Real estate is set to benefit from a long-term switch to investing in alternatives for the family office sector.
Research based on the views of more than 130 family office investment managers, responsible for around $62bn (£50bn) assets under management, found that almost all agree that the sector is increasingly investing in alternatives and that the switch is a long-term trend.
Around 42% strongly agree with the view, according to the research from Ocorian, which provides services to high-net-worth individuals, family offices, financial institutions, asset managers, and corporates.
The alternative asset classes seeing the most benefit from the switch in allocations are likely to be real estate and private debt – the study found a third (34%) say their funds will increase allocations to real estate by 50% or more while 33% will make the same increase in allocations to private debt.
Family office investment managers said the strong performance of alternatives is the key reason for the switch, followed by the diversification benefits and increasing transparency in the asset class. Increased choice in the sector was the fourth most popular reason for investing ahead of inflation protection and the ability to provide regular income.
The research from Ocorian, which works with more than 60 family offices around the world, found funds are the most popular vehicles for investing in alternative assets. Around 77% said they are seeing growth in funds ahead of 56% who say they have seen growth in special purpose vehicles and GPLPs.
The data adds further weight to Ocorian’s view that family office investment managers expect to increase allocations to real estate in the next 12 months.

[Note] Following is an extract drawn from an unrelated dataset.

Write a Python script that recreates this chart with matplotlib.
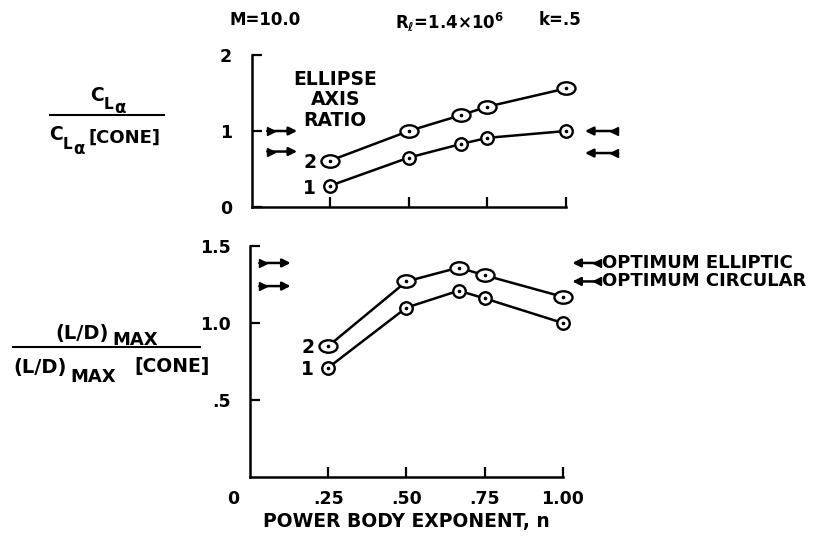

Ocorian head of family office at Amy Collins said: “As family offices look to diversify their portfolios and generate higher returns, there is a growing interest in alternative asset classes such as private equity, real estate, and hedge funds.
“Whilst these asset classes offer the potential for higher returns, they also require a higher level of expertise and specialised knowledge.”
The research found the EU is narrowly ahead of the UK as the jurisdiction seeing the most exposure to alternatives. Around 54% highlighted growth in the EU while 53% pointed to the UK. The Middle East was chosen by 38% ahead of Asia and the Americas on 32%.
Collins said: “The strong performance of alternative asset classes in the last few years makes the case for investing in the sector and family offices around the world are taking the opportunity as they continue to diversify their investments.
“The rise in the private capital model is changing the way investments and transactions are completed – they can use their own family office competitive advantages, which means they enact the transaction and then refinance it if they need to. They can also be much more flexible, with often just one person making the decision at the top.”